▸ **Exercise prompt**: Do not include the pictures; repeat the rest of the data exactly.

* start *

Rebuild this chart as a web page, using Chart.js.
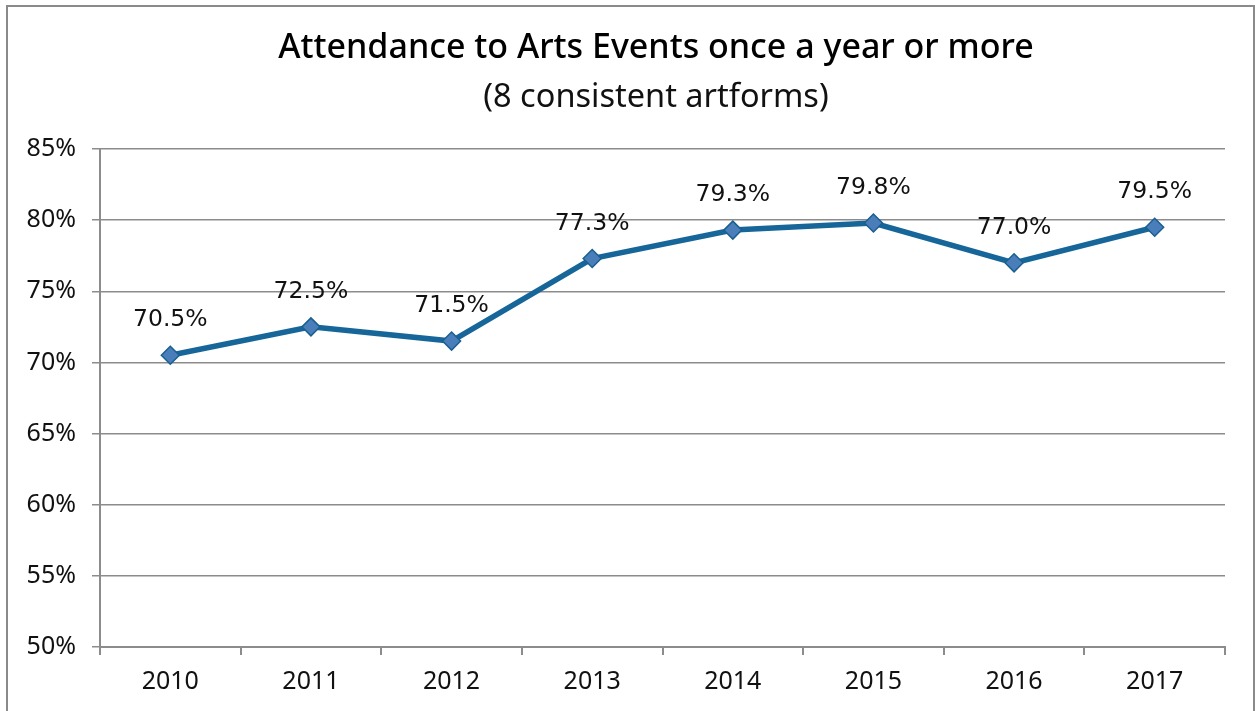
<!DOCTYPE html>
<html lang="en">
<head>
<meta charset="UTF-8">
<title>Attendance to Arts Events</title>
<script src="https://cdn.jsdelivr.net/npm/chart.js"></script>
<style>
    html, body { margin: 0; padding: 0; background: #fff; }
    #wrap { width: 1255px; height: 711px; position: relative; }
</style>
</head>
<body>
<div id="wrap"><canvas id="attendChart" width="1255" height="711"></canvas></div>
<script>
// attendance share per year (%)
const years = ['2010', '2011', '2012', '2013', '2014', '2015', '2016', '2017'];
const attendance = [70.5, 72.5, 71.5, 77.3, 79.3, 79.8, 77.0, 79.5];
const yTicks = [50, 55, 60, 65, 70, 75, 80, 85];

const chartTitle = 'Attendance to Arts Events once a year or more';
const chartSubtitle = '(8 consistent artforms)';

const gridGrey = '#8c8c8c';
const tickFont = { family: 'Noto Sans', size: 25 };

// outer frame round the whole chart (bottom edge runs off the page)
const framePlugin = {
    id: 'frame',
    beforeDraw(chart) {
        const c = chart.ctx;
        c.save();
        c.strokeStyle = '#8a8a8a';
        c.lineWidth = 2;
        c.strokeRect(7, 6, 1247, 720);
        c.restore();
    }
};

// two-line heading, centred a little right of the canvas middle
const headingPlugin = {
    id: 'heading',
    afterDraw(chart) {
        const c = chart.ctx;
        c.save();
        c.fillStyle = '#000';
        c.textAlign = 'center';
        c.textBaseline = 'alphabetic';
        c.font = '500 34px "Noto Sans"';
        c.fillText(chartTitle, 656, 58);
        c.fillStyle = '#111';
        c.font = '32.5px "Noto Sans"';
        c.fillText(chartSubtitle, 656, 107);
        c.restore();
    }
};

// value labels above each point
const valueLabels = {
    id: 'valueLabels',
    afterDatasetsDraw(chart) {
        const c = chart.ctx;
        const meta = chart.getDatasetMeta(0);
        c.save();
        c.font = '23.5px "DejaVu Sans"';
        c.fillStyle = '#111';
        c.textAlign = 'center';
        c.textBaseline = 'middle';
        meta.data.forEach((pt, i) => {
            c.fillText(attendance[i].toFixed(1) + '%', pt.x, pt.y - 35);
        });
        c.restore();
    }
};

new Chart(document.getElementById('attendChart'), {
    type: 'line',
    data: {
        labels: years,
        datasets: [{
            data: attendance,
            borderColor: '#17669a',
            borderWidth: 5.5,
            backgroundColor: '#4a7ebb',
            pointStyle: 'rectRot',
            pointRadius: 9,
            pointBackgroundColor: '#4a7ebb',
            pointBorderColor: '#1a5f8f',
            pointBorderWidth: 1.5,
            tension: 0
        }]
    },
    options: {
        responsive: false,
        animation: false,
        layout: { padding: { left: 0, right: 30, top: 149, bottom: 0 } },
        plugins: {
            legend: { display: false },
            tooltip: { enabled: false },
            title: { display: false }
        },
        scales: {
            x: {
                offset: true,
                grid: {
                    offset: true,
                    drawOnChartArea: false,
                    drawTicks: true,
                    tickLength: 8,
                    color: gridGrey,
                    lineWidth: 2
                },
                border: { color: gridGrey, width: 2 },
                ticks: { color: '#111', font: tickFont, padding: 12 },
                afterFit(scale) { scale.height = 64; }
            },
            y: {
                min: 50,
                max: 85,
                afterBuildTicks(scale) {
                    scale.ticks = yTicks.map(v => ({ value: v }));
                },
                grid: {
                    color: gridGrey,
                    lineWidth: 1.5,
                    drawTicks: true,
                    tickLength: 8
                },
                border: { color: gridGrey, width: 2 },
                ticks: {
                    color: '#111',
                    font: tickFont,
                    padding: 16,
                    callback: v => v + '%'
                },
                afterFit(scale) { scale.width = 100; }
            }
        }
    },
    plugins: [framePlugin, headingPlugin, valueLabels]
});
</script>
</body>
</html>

* end *

▸ **Response to this task**:
Rebuild this chart as a web page, using Chart.js.
<!DOCTYPE html>
<html lang="en">
<head>
<meta charset="UTF-8">
<title>Attendance to Arts Events</title>
<script src="https://cdn.jsdelivr.net/npm/chart.js"></script>
<style>
    html, body { margin: 0; padding: 0; background: #fff; }
    #wrap { width: 1255px; height: 711px; position: relative; }
</style>
</head>
<body>
<div id="wrap"><canvas id="attendChart" width="1255" height="711"></canvas></div>
<script>
// attendance share per year (%)
const years = ['2010', '2011', '2012', '2013', '2014', '2015', '2016', '2017'];
const attendance = [70.5, 72.5, 71.5, 77.3, 79.3, 79.8, 77.0, 79.5];
const yTicks = [50, 55, 60, 65, 70, 75, 80, 85];

const chartTitle = 'Attendance to Arts Events once a year or more';
const chartSubtitle = '(8 consistent artforms)';

const gridGrey = '#8c8c8c';
const tickFont = { family: 'Noto Sans', size: 25 };

// outer frame round the whole chart (bottom edge runs off the page)
const framePlugin = {
    id: 'frame',
    beforeDraw(chart) {
        const c = chart.ctx;
        c.save();
        c.strokeStyle = '#8a8a8a';
        c.lineWidth = 2;
        c.strokeRect(7, 6, 1247, 720);
        c.restore();
    }
};

// two-line heading, centred a little right of the canvas middle
const headingPlugin = {
    id: 'heading',
    afterDraw(chart) {
        const c = chart.ctx;
        c.save();
        c.fillStyle = '#000';
        c.textAlign = 'center';
        c.textBaseline = 'alphabetic';
        c.font = '500 34px "Noto Sans"';
        c.fillText(chartTitle, 656, 58);
        c.fillStyle = '#111';
        c.font = '32.5px "Noto Sans"';
        c.fillText(chartSubtitle, 656, 107);
        c.restore();
    }
};

// value labels above each point
const valueLabels = {
    id: 'valueLabels',
    afterDatasetsDraw(chart) {
        const c = chart.ctx;
        const meta = chart.getDatasetMeta(0);
        c.save();
        c.font = '23.5px "DejaVu Sans"';
        c.fillStyle = '#111';
        c.textAlign = 'center';
        c.textBaseline = 'middle';
        meta.data.forEach((pt, i) => {
            c.fillText(attendance[i].toFixed(1) + '%', pt.x, pt.y - 35);
        });
        c.restore();
    }
};

new Chart(document.getElementById('attendChart'), {
    type: 'line',
    data: {
        labels: years,
        datasets: [{
            data: attendance,
            borderColor: '#17669a',
            borderWidth: 5.5,
            backgroundColor: '#4a7ebb',
            pointStyle: 'rectRot',
            pointRadius: 9,
            pointBackgroundColor: '#4a7ebb',
            pointBorderColor: '#1a5f8f',
            pointBorderWidth: 1.5,
            tension: 0
        }]
    },
    options: {
        responsive: false,
        animation: false,
        layout: { padding: { left: 0, right: 30, top: 149, bottom: 0 } },
        plugins: {
            legend: { display: false },
            tooltip: { enabled: false },
            title: { display: false }
        },
        scales: {
            x: {
                offset: true,
                grid: {
                    offset: true,
                    drawOnChartArea: false,
                    drawTicks: true,
                    tickLength: 8,
                    color: gridGrey,
                    lineWidth: 2
                },
                border: { color: gridGrey, width: 2 },
                ticks: { color: '#111', font: tickFont, padding: 12 },
                afterFit(scale) { scale.height = 64; }
            },
            y: {
                min: 50,
                max: 85,
                afterBuildTicks(scale) {
                    scale.ticks = yTicks.map(v => ({ value: v }));
                },
                grid: {
                    color: gridGrey,
                    lineWidth: 1.5,
                    drawTicks: true,
                    tickLength: 8
                },
                border: { color: gridGrey, width: 2 },
                ticks: {
                    color: '#111',
                    font: tickFont,
                    padding: 16,
                    callback: v => v + '%'
                },
                afterFit(scale) { scale.width = 100; }
            }
        }
    },
    plugins: [framePlugin, headingPlugin, valueLabels]
});
</script>
</body>
</html>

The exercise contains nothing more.